Интересно получается, местным обитателям мертвой водой можно пользоваться безопасно. Это ходокам нельзя в Заручье после лечения водой некоторое время соваться, если жизнь дорога, иначе потусторонники набросятся. Но местные, похоже, сами до воды добраться не в состоянии, им ходоки нужны.

– Чего стоишь? – Максим повернулся к Федору. – Бери перчатки и наливай воду.

Что ж, основное дело сделано, теперь надо обратно идти.


Когда Максимус сказал, что пришли, Федор не сразу понял куда. Думал, привал очередной или что еще. А оказалось, они добрались. Прибыли. Федор так растерялся, что сперва мог лишь молча глядеть, как Полкан, Симаргл и Оля поочередно купаются в фонтане. Все-таки смотреть, как чудо исцеления происходит с другими, совсем иное, чем когда с тобой. Федор особо не осознавал, что с ним случилось именно чудо. А вот когда у Полкана зажил шрам на лице, будто это был лишь грим, и Полкан наконец-то его смыл, Федора проняло. Захотелось подойти и удостовериться, что это правда: слишком уж неправдоподобно. Но вскоре Симаргл обзавелся хвостом, и Олино крыло зажило. Вот тут Федор и пришел в себя.
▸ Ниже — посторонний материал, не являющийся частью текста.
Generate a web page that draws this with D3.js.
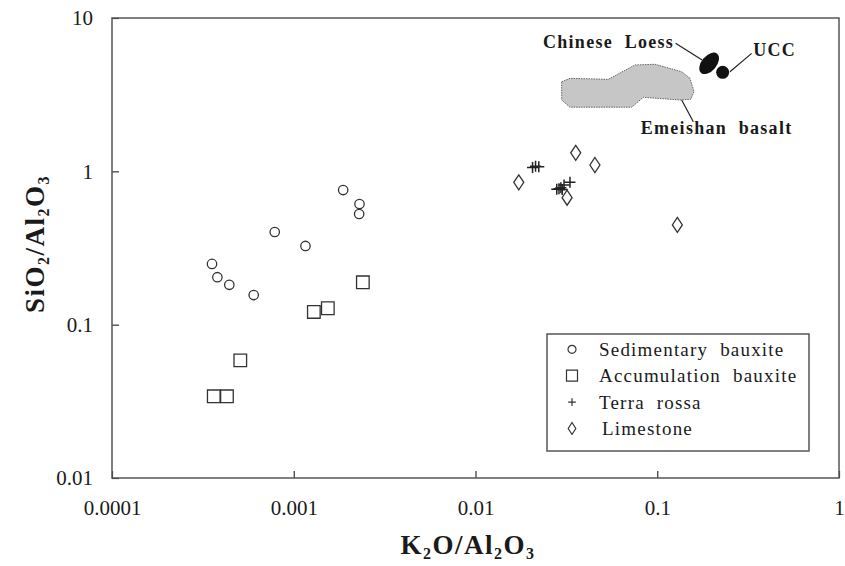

Место, куда они попали, напоминало пионерский лагерь для взрослых – пансионат. Федор однажды ездил в подобный санаторий с родителями, тот располагался в Крыму. С утра кислородный коктейль – взбитый до пузырьков сладкий сироп, днем разные процедуры. Больше всего Федору понравился душ Шарко: он с удовольствием визжал под ударными струями воды – так, что уши закладывало.

До моря обычно добирались по канатной дороге. Точнее, спускались сами – пансионат находился на возвышенности, а обратно занимали очередь на канатку. Иногда канатная дорога ломалась, и кабинки беспомощно болтались в воздухе. Тогда Федор плелся за родителями, уставая от жары и бесконечного подъема, а сам глядел вверх и представлял себя одного в кабинке. От этих мыслей становилось страшно и настолько волнующе, что начинал ныть живот.

Море было хорошее. Оно больше всего понравилось Федору, даже больше, чем кислородные коктейли. Крупная галька, которая мешала взрослым заходить в море, не портила впечатления. Федор, если бы мог, не вылезал из воды целыми днями. А еще разнообразное мороженое, мед в сотах и гипсовые ангелочки: белоснежные, с золотистыми волосами… Их надо было вешать на стену. Мама не купила ангелочка, и Федор долго жалел об этом.

В санатории они пробыли ровно две недели – маме выделили путевку от работы. А когда вернулись, Федор мечтал, что снова поедут туда. Беседки, увитые розами, пышная зелень, мраморные фигуры, похожие на застывшие в камне призраков, фонтаны, аллеи из деревьев, где можно прятаться… Но после дешевую путевку от профсоюза матери так и не дали, а потом наступили другие времена, и в пансионат стали пускать за деньги. Слишком большие деньги, по мнению родителей.

Воспоминания нахлынули на Федора при виде фонтана – аналогичный находился в конце центральной аллеи санатория. Ее образовывали деревья с мягкими иглами – Федор не знал их названия. Пальмы тоже росли, и это было так удивительно, как если бы Федор оказался в Африке. Он постоянно крутил головой, надеясь увидеть на них обезьян или хотя бы кокосы. Обезьянка, правда, имелась – с нею можно было сфотографироваться у моря, но мама отказалась: мол, и так много денег потратили. А фотограф, как нарочно, каждый раз уговаривал погладить обезьянку и сняться с ней. Федор надеялся, что мама передумает, но она лишь недовольно поджимала губы.